Showing posts with label Chrysler Corporation. Show all posts
Showing posts with label Chrysler Corporation. Show all posts
Tuesday, February 3, 2009
Post No. 81: Rear View Mirror: Post - Super Bowl Edition (or How Quickly We Forget)
© 2009, the Institute for Applied Common Sense
We are once again delighted to have a contribution by The Laughingman.
In the summer of 1971, then President Richard M. Nixon introduced the American public to mandatory wage and price controls, pursuant to the Economic Stabilization Act of 1970, setting off a wave of unintended consequences.
(For those of you under the age of 45, we have provided you with some nifty links enabling you to further explore this seemingly ancient history.)
President Nixon's action was largely the result of the cost of America's longest war... and its first defeat.
Both Nixon and his predecessor, Lyndon Baines Johnson, had correctly assumed that support for the conflict would totally evaporate should the American people get any idea of what it was actually costing. Consequently, both men played their economic cost cards very close to their vests.
Wage and price controls had two immediate impacts on both corporations and labor.
For corporations, any reduction in the price of a product to address declining economic circumstances was viewed as suicidal because of the possibility of the corporation becoming locked into that lower price into perpetuity.
For labor, compensation negotiations shifted from current pay to future benefits, effectively moving what the workers earned from pay to future promises of health care and retirement income.
Both groups had one thing in common - neither trusted the federal government.
As both struggled with this new reality, the government went chasing niche interests in hopes of building support for an increasingly unpopular war. Detroit was given a couple of years to make mandatory seat belt/ignition interlocks standard equipment on every car sold in the United States by the 1974 model year.
Our news papers became awash in "coupons" to be submitted to the retailer, or sent directly to the factory to obtain a temporary price reduction on just about anything. As soon as P&G discovered that more than 40% of these coupons were never redeemed, it began to change its strategy, from strength of wholesale sales based on pricing and advertising superiority, to coupons, thus shifting pricing and advertising largely to retailers.
Welcome to the game, Wal-Mart.
Unions came up with ideas like "job banks" to insure that if their workers could not share in economic upturns, at least they would not lose their income when the market turned down.

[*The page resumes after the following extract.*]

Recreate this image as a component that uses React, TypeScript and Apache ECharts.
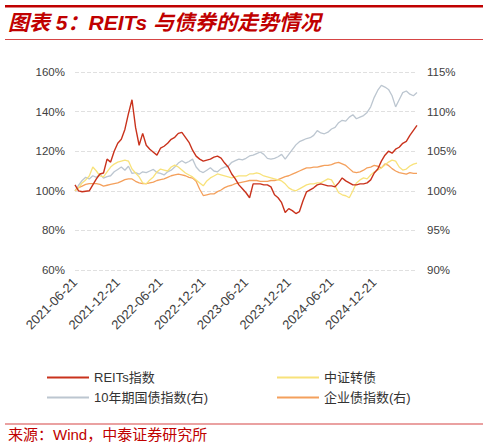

President Nixon, with new problems of his own, finally pulled American combat troops out of Viet Nam on March 29, 1973, but the cost of the war remained a lingering problem, even as that only class of criminals native to the United States, Congress, debated how the "peace dividend" could best be spent to their individual benefit.
It was a short debate.
The Yom Kippur War only lasted from October 6 to October 26, 1973 (some have advanced it lasted until December 23, 1973), but the Arab Oil Embargo lasted from October, 1973 to March, 1974... temporarily quadrupling the cost of oil.
On January 2, 1974, President Nixon signed the "Emergency Highway Energy Conservation Act" into law, basically denying federal highway funds to any state not immediately enacting a 55 mph speed limit.
The United States became the laughing stock of the world-wide automotive community.
The idea was to cut U.S. oil consumption by at least 2.2%. Interestingly, U.S. oil conservation never exceeded 1%... and by most independent analysis never got above .5%... nevertheless, the law remained on the books until 1995.
The laughter only got louder as the American consumer simply refused to buy an automobile equipped with technology that made it impossible to start unless everybody (and every heavy package) in the car was wearing a properly connected seat belt.
Not only did American corporations and labor no longer trust the government, it appeared that the government no longer trusted them.
Not surprisingly, light vehicle sales tanked. 1975 looked as if it would be lucky to reach half of 1973's volume.
On August 8, 1974, during the acoustic segment of a Crosby, Stills, Nash, and Young concert in Newark, New Jersey, Richard Nixon resigned the presidency.
Six months later, during half-time at Super Bowl IX, Joe Garagiola suggested that the solution to all our economic ills could be solved fairly simply: "Get a car. Get a check."
Five years later, round about January, and on its way to 70 something consecutive monthly sales records, Tom Messner and Barry Vetere produced a $100,000 television commercial for Saab with a visual of empty car haulers driving down various roads.
The voice over ran something along the lines of, "Last year, Saab sold every single car they imported to America...even the 36 neon green ones with the orange interiors, and the rubber floor mats. So, if you want to buy a Saab this year, you might want to hurry."
This was clearly out of step with what had become standard automotive sales procedure, but according to Bob Sinclair...CEO of Saab NA at the time; "If you build cars that people want to buy, and price them accordingly, you don't have to bribe them to buy them."
Now that we’ve gotten beyond the hoopla of this year’s Super Bowl, and the depressing atmosphere at the recent North American International Auto Show, I would sure feel a whole lot better about the future or our automobile industry, if President Obama could find the time to have lunch with Bob, before we begin production of the new Pelosi.